John McCain is playing the POW card.
No, really. Did you see his appearance on the Tonight Show with Jay Leno?
Leno asked him a question relating to his apparent inability a few days earlier to recall how many homes he and his family own. Instead of addressing that question directly, McCain went off on a whole tangent about how he was a prisoner of war for five and a half years and that he not only didn't have a house, he didn't have a table or a chair. I really expected fifes and drums to begin playing under his words.
Or, perhaps, the world's smalled violin, playing "My Heart Bleeds for You".
What in the name of all that is holy does his being a prisoner of war have to do with how many houses he (or his wife) owns now?
Nothing, that's what. It was just typical political misdirection, only even more disgusting than usual.
The whole theme of McCain's campaign seems to have become that because McCain was a prisoner of war during the Vietnam conflict, he is a) entitled to become President and b) immune from any criticism on any subject.
Both are contentions are, you'll excuse my language, a load of crap.
I mean, I'm sorry that he had to go through that experience of being a POW. I'm sorry anyone who has ever had to go through that, has had to do so. But, mostly, those who have been POWs, in whatever war or conflict, don't go around acting like it makes them somehow immune to any sort of correction or criticism and that it entitles them to get whatever they want.
And lest you think I'm being disrespectful of the experiences he had, let me add that my father was a prisoner of war during World War II, a "guest of the Nazis" as he used to put it. And it was no picnic. He didn't talk about it much, and most of what he talked about made it sound more like an episode of "Hogan's Heroes" than anything. About the worst thing he spoke of was that while he was playing baseball one day, he forgot where he was and chased a batted ball and started to go over a fence to retrieve it and got shot in the leg for his troubles. And he talked about being marched from the camp to another location as the war was drawing to a close and the Russians were approaching.
What he didn't tell me was that the march was several hundred miles across most of Austria (that's where his camp, Stalag 17b, was located), in bad weather and with nearly no food. Or that as the war started going badly for the Germans, the prisoners got less and less food and were treated more and more badly. It wasn't like "Hogan's Heroes" at all. It was a real war, and they were real prisoners, and it wasn't a fun time.
And, although my father went through all of that, he never acted like that experience made him somehow better than anyone else, or that it meant he could do no wrong, or that he was entitled to special stuff or more privilege because of those two and a half years of, well, pretty much hell.
I daresay that, were he still with us, my father would be appalled at the way McCain and his supporters are using McCain's POW experience in the campaign. If there are any small earthquakes centered anywhere around the far northwestern corner of San Fernando Valley in the next little while, that'll be my dad, rolling over in his grave.
But, my dad isn't here to protest the rhetoric coming out of McCain's campaign. So I feel obligated to do it for him.
Mr. McCain, cut it out. The use you are putting to that admittedly horrific experience as a POW which you endured in Vietnam is offensive.

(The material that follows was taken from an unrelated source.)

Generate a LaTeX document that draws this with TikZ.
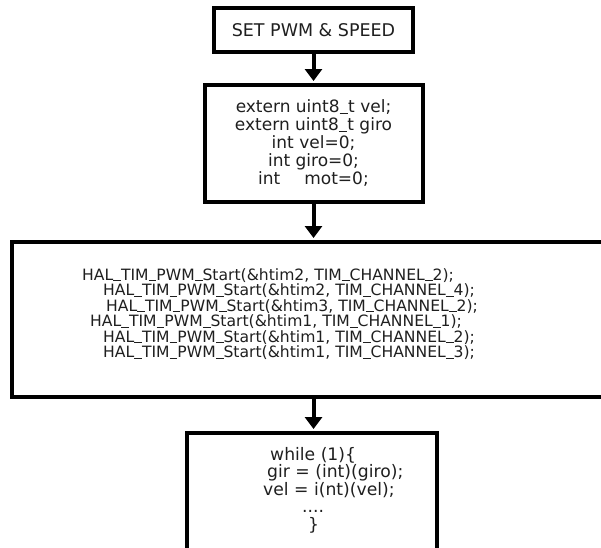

You are not entitled to do or say whatever you want, and get away with it without any criticism or questioning, just because you were a POW. You are not ordained from above to be President just because you went through that.
Why should you be entitled to be President of the United States just because you went through that? You know what my father got out of being a POW? Some shrapnel in his leg, and a Purple Heart in consequence. A grave marker. And a certificate signed by President Carter, who was in the White House when my dad passed. Or, anyway, a certificate signed by a machine in place of the then-President.
Well, my dad never wanted to be President. But even if he had wanted that, he couldn't ever have even been president because he was a naturalized rather than natural-born citizen. But he went and fought for his adopted country anyway, and never asked for anything in return. Not even to be treated with kid gloves because of his experience during the war.